Indiana Jones + Aliens = Wow, that was a shitty movie xinfinity.
George Lucas + Indiana Jones = Guess we should have seen the aliens coming.
But, OH WAIT! They weren't aliens...
ALIENS (to George Lucas) = "Interdementional beings that look suspiciously like aliens"
Random natives that pop in and kick your ass then either leave or are shot by commies.
IN SOVIET RUSSIA [insert any scene with Cate Blanchet].
HER HAIR NEVER MOVES! NEVER!
He was better in Forbidden Kingdoms. Forbidden Kingdoms was also a much better movie.
Note to self: Monkeys in the Amazon will alway help you defeat the Commies. Call them in times of need when your father is in trouble and you are hanging twenty feet above the ground by vines after a narrow chase through the jungle on that helpful "road" that "mysteriously" appeared.
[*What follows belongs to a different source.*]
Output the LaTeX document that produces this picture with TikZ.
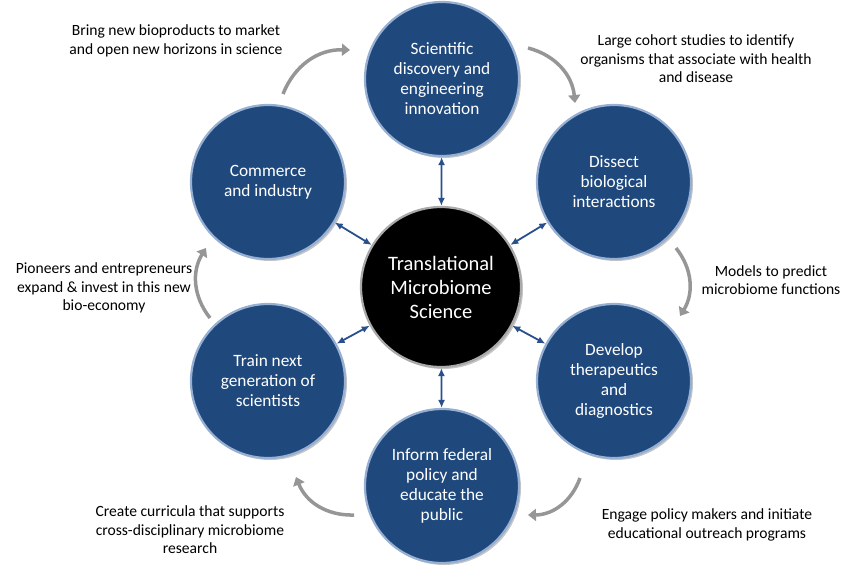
\documentclass[tikz,border=0pt]{standalone}
\usepackage{fontspec}
\setmainfont{Carlito}
\usetikzlibrary{arrows.meta,shadows}
\begin{document}
\begin{tikzpicture}[x=1pt,y=-1pt,
  outer/.style={circle,minimum size=154pt,fill={rgb,255:red,31;green,73;blue,125},draw={rgb,255:red,150;green,175;blue,210},line width=2.2pt,text=white,align=center,font=\fontsize{17.3}{20}\selectfont,drop shadow={opacity=0.45,shadow xshift=2pt,shadow yshift=-2pt}},
  core/.style={circle,minimum size=160pt,fill=black,draw={rgb,255:red,170;green,170;blue,170},line width=2.2pt,text=white,align=center,font=\fontsize{20.5}{24}\selectfont,drop shadow={opacity=0.45,shadow xshift=2pt,shadow yshift=-2pt}},
  link/.style={{Latex[length=8pt,width=7pt]}-{Latex[length=8pt,width=7pt]},draw={rgb,255:red,41;green,80;blue,140},line width=1.8pt},
  cyc/.style={-{Triangle[length=8pt,width=12pt]},draw={rgb,255:red,150;green,150;blue,150},line width=3.5pt},
  lab/.style={align=center,font=\fontsize{15.6}{18.5}\selectfont,text=black}]
\useasboundingbox (0,0) rectangle (856,570);
\node[outer] (t) at (442,79) {Scientific\\discovery and\\engineering\\innovation};
\node[outer] (ur) at (614,182) {Dissect\\biological\\interactions};
\node[outer] (lr) at (614,381) {Develop\\therapeutics\\and\\diagnostics};
\node[outer] (b) at (442,486) {Inform federal\\policy and\\educate the\\public};
\node[outer] (ll) at (268,381) {Train next\\generation of\\scientists};
\node[outer] (ul) at (268,182) {Commerce\\and industry};
\node[core] (c) at (441,287) {Translational\\Microbiome\\Science};
\foreach \n in {t,ur,lr,b,ll,ul} \draw[link] (c) -- (\n);
\coordinate (a1) at (283,94); \coordinate (a2) at (350,50);
\coordinate (b1) at (528,48); \coordinate (b2) at (575,103);
\coordinate (c1) at (676,248); \coordinate (c2) at (680,316);
\coordinate (d1) at (580,478); \coordinate (d2) at (528,515);
\coordinate (e1) at (354,515); \coordinate (e2) at (296,477);
\coordinate (f1) at (210,318); \coordinate (f2) at (206,248);
\draw[cyc] (a1) to[bend left=35] (a2);
\draw[cyc] (b1) to[bend left=35] (b2);
\draw[cyc] (c1) to[bend left=35] (c2);
\draw[cyc] (d1) to[bend left=35] (d2);
\draw[cyc] (e1) to[bend left=35] (e2);
\draw[cyc] (f1) to[bend left=35] (f2);
\node[lab] (la) at (176,41) {Bring new bioproducts to market\\and open new horizons in science};
\node[lab] (lb) at (696,59) {Large cohort studies to identify\\organisms that associate with health\\and disease};
\node[lab] (lc) at (771,280) {Models to predict\\microbiome functions};
\node[lab] (ld) at (707,525) {Engage policy makers and initiate\\educational outreach programs};
\node[lab] (le) at (190,530) {Create curricula that supports\\cross-disciplinary microbiome\\research};
\node[lab] (lf) at (104,288) {Pioneers and entrepreneurs\\expand \& invest in this new\\bio-economy};
\end{tikzpicture}
\end{document}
So, when we are invaded by aliens, they will look like someone bought their skeletons at Spencers gifts with special fog machine features and that neat trick with the purple light that follows your fingertips on the glassy edge.
They never did explain why things that were not magnetic were beign attracted to the non-magnetic item...or the random natives...or anything else for that matter.
Saying, "They are aliens and that explains everything," does not, indeed, explain anything.
I think that is all I have to say about that. There is probably more, but I am tired. You also probably won't get most of it unless you see the movie. If you feel like bashing your head into something after a movie, feel free. It is just what you are looking for then.